DeGuglielmo arrived in Miami — head coach Sparano was finally able to steal him from Coughlin and New York — in Garner’s second year. That’s when he took off, playing in all 16 games and starting eight. Midway through the season, against the Panthers, circumstances thrust Garner into playing four of the five spots on the offensive line — a lot like when Bryan Stork saw time at center, guard, and tackle against the Redskins in November.

“He took my knowledge and my size and developed that into someone who could actually play football,” said the 6-7, 320-pound Garner, who has sat out this season while battling concussion issues. “I credit him for seeing that in me and bringing that out of me.”

That seems to be DeGuglielmo’s specialty, taking athletes who are not prototypical NFL offensive linemen — guys like himself — and helping them carve out careers.

“He’s able to get something out of those players,” Sparano said. “Get an awful lot out of those players.”

DeGuglielmo, who was not made available by the Patriots for media interviews, may have his toughest coaching job yet. The Patriots offensive line clearly has had its issues this year, and it’s been in especially rough shape of late. Early in the season, it was inexperience, with an interior made up largely of rookies David Andrews, Shaq Mason, and Tre’ Jackson. Since then, the story has turned to injuries, first to Stork and then Ryan Wendell, Nate Solder, and Marcus Cannon. Now, Sebastian Vollmer and newcomer LaAdrian Waddle are hobbled.

Can Guge pull it off? With a little bit of coaching up, rest via the bye week, and a more quick-release offense (aided by the expected return of Julian Edelman), can this group of linemen patch it up enough to win in the playoffs?

If the line comes together the next four weeks, it won’t be entirely to DeGuglielmo’s credit. If it completely falls apart, if won’t be all his fault. But it’s his job to make sure the result is closer to the first of those options.

DeGuglielmo will, at least, remind his charges of what’s important. Andrews pointed to Guge helping him with the finer points of certain techniques, and tackle Cameron Fleming says Guge tells them all the time they have to rely on each other more than any other position group does. Sometimes that comes with Guge’s quick wit, guard Josh Kline said, as he dishes out one-liners (most of them unfit for print).

Whether you were drafted early or not at all, according to Solder, DeGuglielmo makes you earn it. That’s what Andrews has done this year. He signed as a rookie free agent in May, then played every snap at center through Week 10.
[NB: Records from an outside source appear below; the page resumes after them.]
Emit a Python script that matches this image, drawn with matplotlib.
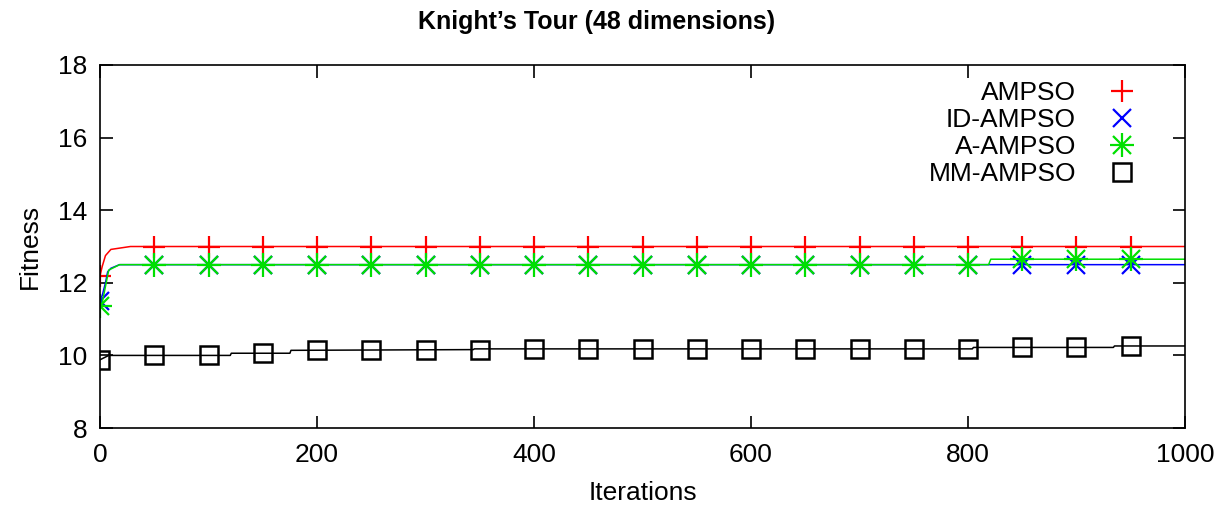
import numpy as np
import matplotlib
matplotlib.use("Agg")
import matplotlib.pyplot as plt
from matplotlib.lines import Line2D

# Line data (iteration, fitness)
ampso_it = [0, 2, 5, 10, 28, 1000]
ampso_fit = [12.2, 12.45, 12.75, 12.92, 13.0, 13.0]

id_it = [0, 2, 5, 7, 10, 18, 1000]
id_fit = [11.55, 11.65, 12.0, 12.3, 12.4, 12.5, 12.5]

a_it = [0, 2, 5, 8, 18, 819, 821, 1000]
a_fit = [11.35, 11.45, 11.9, 12.35, 12.5, 12.5, 12.65, 12.65]

mm_it = [0, 8, 120, 121, 175, 176, 344, 345, 804, 805, 934, 935, 1000]
mm_fit = [9.88, 10.0, 10.0, 10.06, 10.06, 10.14, 10.16, 10.18, 10.18,
          10.22, 10.22, 10.26, 10.26]

# Point samples every 50 iterations
pt_it = list(range(0, 1000, 50))
ampso_pts = [12.2] + [13.0] * 19
id_pts = [11.5] + [12.5] * 19
a_pts = [11.35] + [12.5] * 16 + [12.65] * 3
mm_pts = [9.86, 10.0, 10.0, 10.06, 10.14, 10.14, 10.14, 10.16, 10.18, 10.18,
          10.18, 10.18, 10.18, 10.18, 10.18, 10.18, 10.18, 10.22, 10.22, 10.26]

labels = ["AMPSO", "ID-AMPSO", "A-AMPSO", "MM-AMPSO"]
colors = ["#ff0000", "#0000ff", "#00e000", "#000000"]

plt.rcParams["font.family"] = ["Liberation Sans", "DejaVu Sans"]
fs = 19

fig = plt.figure(figsize=(12.2, 5.09), dpi=100)
ax = fig.add_axes([0.082, 0.1591, 0.8893, 0.7132])

ms = 16
mw = 1.6
ax.plot(ampso_it, ampso_fit, "-", color=colors[0], lw=1.1)
ax.plot(pt_it, ampso_pts, ls="none", marker="+", ms=ms, mew=mw, color=colors[0])
ax.plot(id_it, id_fit, "-", color=colors[1], lw=1.1)
ax.plot(pt_it, id_pts, ls="none", marker="x", ms=ms * 0.8, mew=mw, color=colors[1])
ax.plot(a_it, a_fit, "-", color=colors[2], lw=1.1)
ax.plot(pt_it, a_pts, ls="none", marker="x", ms=ms * 0.8, mew=mw, color=colors[2])
ax.plot(pt_it, a_pts, ls="none", marker="+", ms=ms * 1.05, mew=mw, color=colors[2])
ax.plot(mm_it, mm_fit, "-", color=colors[3], lw=1.1)
ax.plot(pt_it, mm_pts, ls="none", marker="s", ms=13, mfc="none",
        mec=colors[3], mew=1.8)

ax.set_xlim(0, 1000)
ax.set_ylim(8, 18)
ax.set_xticks(np.arange(0, 1001, 200))
ax.set_yticks(np.arange(8, 19, 2))
ax.tick_params(direction="in", length=9, width=1.2, top=True, right=True,
               labelsize=fs)
ax.tick_params(axis="x", pad=11)
ax.tick_params(axis="y", pad=9)
for s in ax.spines.values():
    s.set_linewidth(1.2)

fig.text(0.489, 0.957, "Knight\u2019s Tour (48 dimensions)", fontsize=18,
         fontweight="bold", ha="center", va="center")
ax.set_xlabel("Iterations", fontsize=fs, labelpad=10)
ax.set_ylabel("Fitness", fontsize=fs, labelpad=12)

# legend handles
h_a = Line2D([], [], ls="none", marker="+", ms=ms, mew=mw, color=colors[0])
h_id = Line2D([], [], ls="none", marker="x", ms=ms * 0.8, mew=mw, color=colors[1])
h_aa = (Line2D([], [], ls="none", marker="x", ms=ms * 0.8, mew=mw, color=colors[2]),
        Line2D([], [], ls="none", marker="+", ms=ms * 1.05, mew=mw, color=colors[2]))
h_mm = Line2D([], [], ls="none", marker="s", ms=13, mfc="none", mec=colors[3], mew=1.8)
ax.legend([h_a, h_id, h_aa, h_mm], labels, loc="upper right", markerfirst=False,
          frameon=False, fontsize=fs, handlelength=1.5, handletextpad=1.0,
          labelspacing=0.12, borderaxespad=0.2, bbox_to_anchor=(0.975, 1.0))

plt.savefig("out.png", dpi=100)
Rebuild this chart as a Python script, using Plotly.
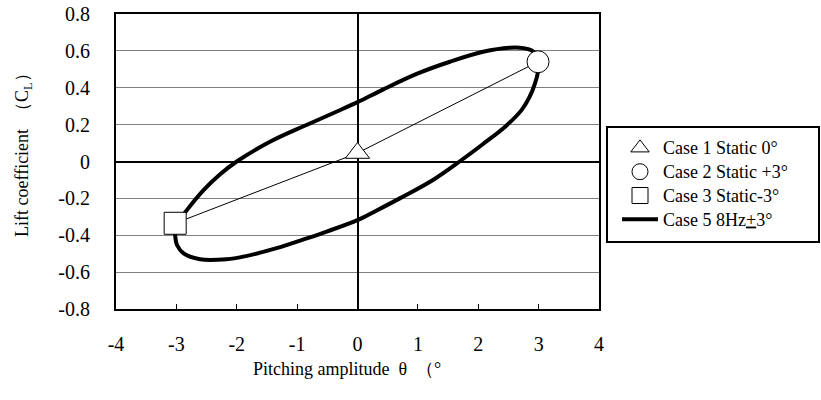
import plotly.graph_objects as go

# ---- data ----
case1_x = [0.0]
case1_y = [0.046]
case2_x = [2.99]
case2_y = [0.541]
case3_x = [-3.02]
case3_y = [-0.335]

loop_x = [-3.02, -2.93, -2.83, -2.55, -2.28, -2.0, -1.45, -0.845, -0.35, 0.0,
          0.42, 0.98, 1.53, 2.08, 2.52, 2.75, 2.88, 2.97, 3.0, 2.99, 2.94,
          2.85, 2.72, 2.45, 2.08, 1.69, 1.25, 0.70, 0.31, 0.0, -0.51,
          -0.84, -1.34, -1.89, -2.17, -2.61, -2.88, -2.99, -3.02, -3.02]
loop_y = [-0.36, -0.31, -0.265, -0.155, -0.07, 0.0, 0.107, 0.198, 0.27, 0.322,
          0.39, 0.475, 0.541, 0.595, 0.617, 0.615, 0.603, 0.575, 0.54, 0.487, 0.424,
          0.35, 0.28, 0.19, 0.095, 0.0, -0.1, -0.2, -0.267, -0.318, -0.38,
          -0.417, -0.47, -0.516, -0.53, -0.53, -0.498, -0.453, -0.40, -0.36]

x_ticks = [-4, -3, -2, -1, 0, 1, 2, 3, 4]
y_ticks = [-0.8, -0.6, -0.4, -0.2, 0, 0.2, 0.4, 0.6, 0.8]
y_ticktext = ["-0.8", "-0.6", "-0.4", "-0.2", "0", "0.2", "0.4", "0.6", "0.8"]

names = ["Case 1 Static 0°", "Case 2 Static +3°", "Case 3 Static-3°", "Case 5 8Hz<u>+</u>3°"]

FONT = "Liberation Serif, Times New Roman, serif"
W, H = 821, 400
L, R, T, B = 116, 599, 14, 309


def px2paper_x(px):
    return (px - L) / (R - L)


def px2paper_y(py):
    return (B - py) / (B - T)


def lg(name):
    return '<span style="font-size:18px">' + name + '</span>'


fig = go.Figure()

fig.add_trace(go.Scatter(
    x=loop_x, y=loop_y, mode="lines", name=lg(names[3]), legendrank=4,
    line=dict(color="black", width=4, shape="spline", smoothing=1.0),
))

fig.add_trace(go.Scatter(
    x=case3_x + case1_x + case2_x, y=case3_y + case1_y + case2_y,
    mode="lines", showlegend=False, line=dict(color="black", width=1),
))

mk_line = dict(color="black", width=1)
fig.add_trace(go.Scatter(
    x=case1_x, y=case1_y, mode="markers", name=lg(names[0]), legendrank=1,
    marker=dict(symbol="triangle-up", size=21, color="white", line=mk_line),
))
fig.add_trace(go.Scatter(
    x=case2_x, y=case2_y, mode="markers", name=lg(names[1]), legendrank=2,
    marker=dict(symbol="circle", size=22, color="white", line=mk_line),
))
fig.add_trace(go.Scatter(
    x=case3_x, y=case3_y, mode="markers", name=lg(names[2]), legendrank=3,
    marker=dict(symbol="square", size=22, color="white", line=mk_line),
))

fig.update_layout(
    width=W, height=H,
    margin=dict(l=L, r=W - R, t=T, b=H - B, pad=0, autoexpand=False),
    paper_bgcolor="white", plot_bgcolor="white",
    font=dict(family=FONT, color="black", size=16),
    showlegend=True,
    legend=dict(
        x=px2paper_x(617), y=px2paper_y(131), xanchor="left", yanchor="top",
        bgcolor="rgba(0,0,0,0)", borderwidth=0, itemwidth=36,
        font=dict(family=FONT, size=16, color="black"),
    ),
    xaxis=dict(
        range=[-4, 4], tickvals=x_ticks, ticktext=[str(v) for v in x_ticks],
        showgrid=False, zeroline=True, zerolinecolor="black", zerolinewidth=1.5,
        showline=True, mirror=True, linecolor="black", linewidth=2,
        ticks="inside", ticklen=5, tickcolor="black", tickwidth=1,
        tickfont=dict(family=FONT, size=20, color="black"),
        ticklabelstandoff=16, fixedrange=True, automargin=False,
    ),
    yaxis=dict(
        range=[-0.8, 0.8], tickvals=y_ticks, ticktext=y_ticktext,
        showgrid=True, gridcolor="#808080", gridwidth=1,
        zeroline=True, zerolinecolor="black", zerolinewidth=2,
        showline=True, mirror=True, linecolor="black", linewidth=2,
        ticks="", tickfont=dict(family=FONT, size=20, color="black"),
        ticklabelstandoff=20, fixedrange=True, automargin=False,
    ),
    shapes=[dict(
        type="rect", xref="paper", yref="paper",
        x0=px2paper_x(607), x1=px2paper_x(819), y0=px2paper_y(242), y1=px2paper_y(127),
        line=dict(color="black", width=2), fillcolor="rgba(0,0,0,0)",
    )],
    annotations=[
        dict(text="Pitching amplitude\u00a0 θ\u00a0 （°", xref="paper", yref="paper",
             x=px2paper_x(347), y=px2paper_y(369), xanchor="center", yanchor="middle",
             showarrow=False, font=dict(family=FONT, size=18, color="black")),
        dict(text="Lift coefficient\u00a0 （C<sub>L</sub>）", xref="paper", yref="paper",
             x=px2paper_x(23), y=px2paper_y(151), xanchor="center", yanchor="middle",
             textangle=-90, showarrow=False, font=dict(family=FONT, size=18, color="black")),
    ],
)

fig.write_html("out.html")
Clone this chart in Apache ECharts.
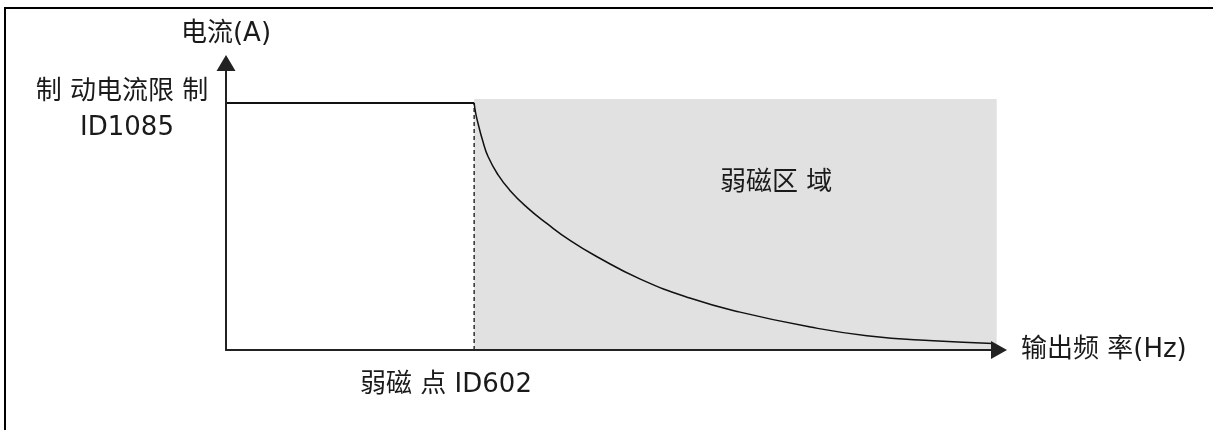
<!DOCTYPE html>
<html>
<head>
<meta charset="utf-8">
<script src="https://cdn.jsdelivr.net/npm/echarts@6/dist/echarts.min.js"></script>
<style>
  html, body { margin: 0; padding: 0; background: #fff; }
  #chart { width: 1213px; height: 430px; }
</style>
</head>
<body>
<div id="chart"></div>
<script>
    // 数据 (相对单位 0-100)
    var limitCurrent = 86.1;      // 制动电流限制 ID1085
    var weakPoint = 32.1;         // 弱磁点 ID602
    var regionTop = 87.5;
    var regionEnd = 99.7;

    var curveFreq = [32.1, 32.3, 32.6, 33.2, 33.9, 35.2, 36.7, 38.9, 41.5, 44.6, 48.0, 53.6, 60.0, 66.5, 75.6, 82.9, 91.5, 99.2];
    var curveCurrent = [86.1, 82.5, 79.0, 73.0, 67.4, 61.0, 55.7, 49.8, 44.1, 38.0, 32.5, 24.7, 18.1, 13.2, 8.0, 5.0, 3.2, 2.3];

    var font = '"DejaVu Sans", "Noto Sans CJK SC", sans-serif';
    var textColor = '#1a1a1a';
    var fontSize = 26;

    var curveData = [];
    for (var i = 0; i < curveFreq.length; i++) {
        curveData.push([curveFreq[i], curveCurrent[i]]);
    }

    var chart = echarts.init(document.getElementById('chart'));

    var option = {
        animation: false,
        backgroundColor: '#fff',
        grid: {
            left: 226,
            right: 214,
            top: 63,
            bottom: 80,
            outerBoundsMode: 'none'
        },
        xAxis: {
            type: 'value',
            min: 0,
            max: 100,
            z: 10,
            name: '输出频 率(Hz)',
            nameLocation: 'end',
            nameGap: 22,
            nameTextStyle: { fontSize: fontSize, fontFamily: font, color: textColor },
            axisLine: {
                show: true,
                symbol: ['none', 'triangle'],
                symbolSize: [18, 16],
                lineStyle: { color: '#222', width: 2 }
            },
            axisTick: { show: false },
            axisLabel: { show: false },
            splitLine: { show: false }
        },
        yAxis: {
            type: 'value',
            min: 0,
            max: 100,
            z: 10,
            name: '电流(A)',
            nameLocation: 'end',
            nameGap: 16,
            nameTextStyle: { fontSize: fontSize, fontFamily: font, color: textColor, align: 'center' },
            axisLine: {
                show: true,
                symbol: ['none', 'triangle'],
                symbolSize: [19, 16],
                lineStyle: { color: '#222', width: 2 }
            },
            axisTick: { show: false },
            axisLabel: { show: false },
            splitLine: { show: false }
        },
        series: [
            {
                // 弱磁区域 + 曲线
                type: 'line',
                data: curveData,
                smooth: 0.5,
                showSymbol: false,
                lineStyle: { color: '#111', width: 1.5 },
                z: 3,
                markArea: {
                    silent: true,
                    itemStyle: { color: '#e1e1e1' },
                    label: {
                        show: true,
                        position: [302, 84],
                        align: 'center',
                        verticalAlign: 'middle',
                        fontSize: fontSize,
                        fontFamily: font,
                        color: textColor
                    },
                    data: [[
                        { name: '弱磁区 域', xAxis: weakPoint, yAxis: 0 },
                        { xAxis: regionEnd, yAxis: regionTop }
                    ]]
                }
            },
            {
                // 电流限制
                type: 'line',
                data: [[0, limitCurrent], [weakPoint, limitCurrent]],
                showSymbol: false,
                lineStyle: { color: '#111', width: 2 },
                z: 4
            },
            {
                // 弱磁点虚线
                type: 'line',
                data: [[weakPoint, 0], [weakPoint, limitCurrent]],
                showSymbol: false,
                lineStyle: { color: '#111', width: 1.3, type: [4, 3] },
                z: 4
            }
        ],
        graphic: [
            {
                type: 'rect',
                shape: { x: 5, y: 8, width: 1400, height: 600 },
                style: { fill: 'none', stroke: '#000', lineWidth: 2 },
                silent: true
            },
            {
                type: 'text',
                style: { text: '制 动电流限 制', x: 122, y: 92, align: 'center', verticalAlign: 'middle', fontSize: fontSize, fontFamily: font, fill: textColor }
            },
            {
                type: 'text',
                style: { text: 'ID1085', x: 127, y: 128, align: 'center', verticalAlign: 'middle', fontSize: fontSize, fontFamily: font, fill: textColor }
            },
            {
                type: 'text',
                style: { text: '弱磁 点 ID602', x: 446, y: 385, align: 'center', verticalAlign: 'middle', fontSize: fontSize, fontFamily: font, fill: textColor }
            }
        ]
    };

    chart.setOption(option);
</script>
</body>
</html>
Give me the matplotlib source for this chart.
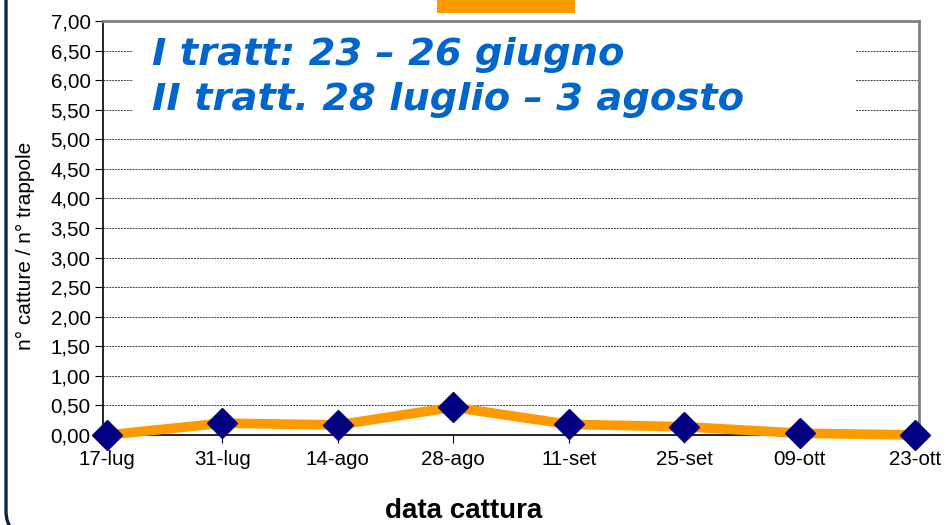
import matplotlib
matplotlib.use("Agg")
import matplotlib.pyplot as plt
from matplotlib.patches import FancyBboxPatch, Rectangle
from matplotlib.transforms import IdentityTransform
import numpy as np

# data
dates = ["17-lug", "31-lug", "14-ago", "28-ago", "11-set", "25-set", "09-ott", "23-ott"]
catture = [0.00, 0.20, 0.17, 0.47, 0.18, 0.14, 0.03, 0.00]
y_ticks = [i * 0.5 for i in range(15)]

plt.rcParams["font.family"] = ["Liberation Sans", "DejaVu Sans"]

W, H = 946, 525
fig = plt.figure(figsize=(W / 100, H / 100), dpi=100)
fig.patch.set_facecolor("white")

# outer rounded frame, in pixels: only the left side and bottom-left corner show
frame = FancyBboxPatch((6, -10), 1100, 700,
                       boxstyle="round,pad=0,rounding_size=24",
                       transform=IdentityTransform(), fill=False,
                       edgecolor="#0b2545", linewidth=2.4, zorder=0)
fig.patches.append(frame)

# orange title box cut at top
fig.patches.append(Rectangle((437 / W, 1 - 13 / H), 138 / W, 13 / H,
                             transform=fig.transFigure, facecolor="#FF9900",
                             edgecolor="none"))

ax = fig.add_axes([103 / W, 1 - 435 / H, 816 / W, 414 / H])
x = np.arange(len(dates))
ax.plot(x, catture, color="#FF9900", linewidth=7, solid_joinstyle="round",
        solid_capstyle="round", zorder=3, clip_on=False)
ax.plot(x, catture, linestyle="none", marker="D", markersize=15,
        markerfacecolor="#000080", markeredgecolor="#000080", zorder=4,
        clip_on=False)

ax.set_xlim(-0.035, len(dates) - 1 + 0.035)
ax.set_ylim(0, 7)
ax.set_yticks(y_ticks)
ax.set_yticklabels([f"{v:.2f}".replace(".", ",") for v in y_ticks])
ax.set_xticks(x)
ax.set_xticklabels(dates)
ax.tick_params(axis="both", labelsize=14.8, colors="black", length=6, width=0.8)
ax.tick_params(axis="x", pad=5)
ax.tick_params(axis="y", pad=3)

ax.yaxis.grid(True, linestyle=(0, (2, 1)), color="#404040", linewidth=0.7)
ax.set_axisbelow(True)

for s in ("left", "bottom"):
    ax.spines[s].set_color("black")
    ax.spines[s].set_linewidth(1.2)
for s in ("top", "right"):
    ax.spines[s].set_color("#808080")
    ax.spines[s].set_linewidth(2)

ax.set_ylabel("n° catture / n° trappole", fontsize=15)
ax.yaxis.set_label_coords(-0.095, 0.456)
ax.yaxis.label.set_va("center")
ax.set_xlabel("data cattura", fontsize=20, fontweight="bold")
ax.xaxis.set_label_coords(0.442, -0.200)
ax.xaxis.label.set_va("baseline")

# white box with treatment dates, covering the grid
ax.add_patch(Rectangle((133 / W, 1 - 124 / H), 722 / W, 102 / H,
                       transform=fig.transFigure, facecolor="white",
                       edgecolor="none", zorder=2))
fig.text(152 / W, 1 - 55 / H, "I tratt: 23 – 26 giugno", family="DejaVu Sans",
         fontsize=27.7, fontweight="bold", style="italic", color="#0066CC",
         va="center", ha="left")
fig.text(152 / W, 1 - 100 / H, "II tratt. 28 luglio – 3 agosto", family="DejaVu Sans",
         fontsize=27.7, fontweight="bold", style="italic", color="#0066CC",
         va="center", ha="left")

fig.savefig("out.png", dpi=100)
“He’s a smart guy, he has a lot of things working against him — smaller, he’s a rookie,” Solder said of DeGuglielmo’s view of Andrews, while unintentionally echoing BU coaches describing a late ’80s Guge. “He’s able to overcome them with his brains and his technique, his effort, and those sorts of things.

“The guy could play from the very beginning. And if you can play, it’s not, ‘Hey, this guy is undrafted, let’s not play him.’ It’s like, ‘If the guy can play, let’s play him.’ That’s the way Guge has shown us how he is.”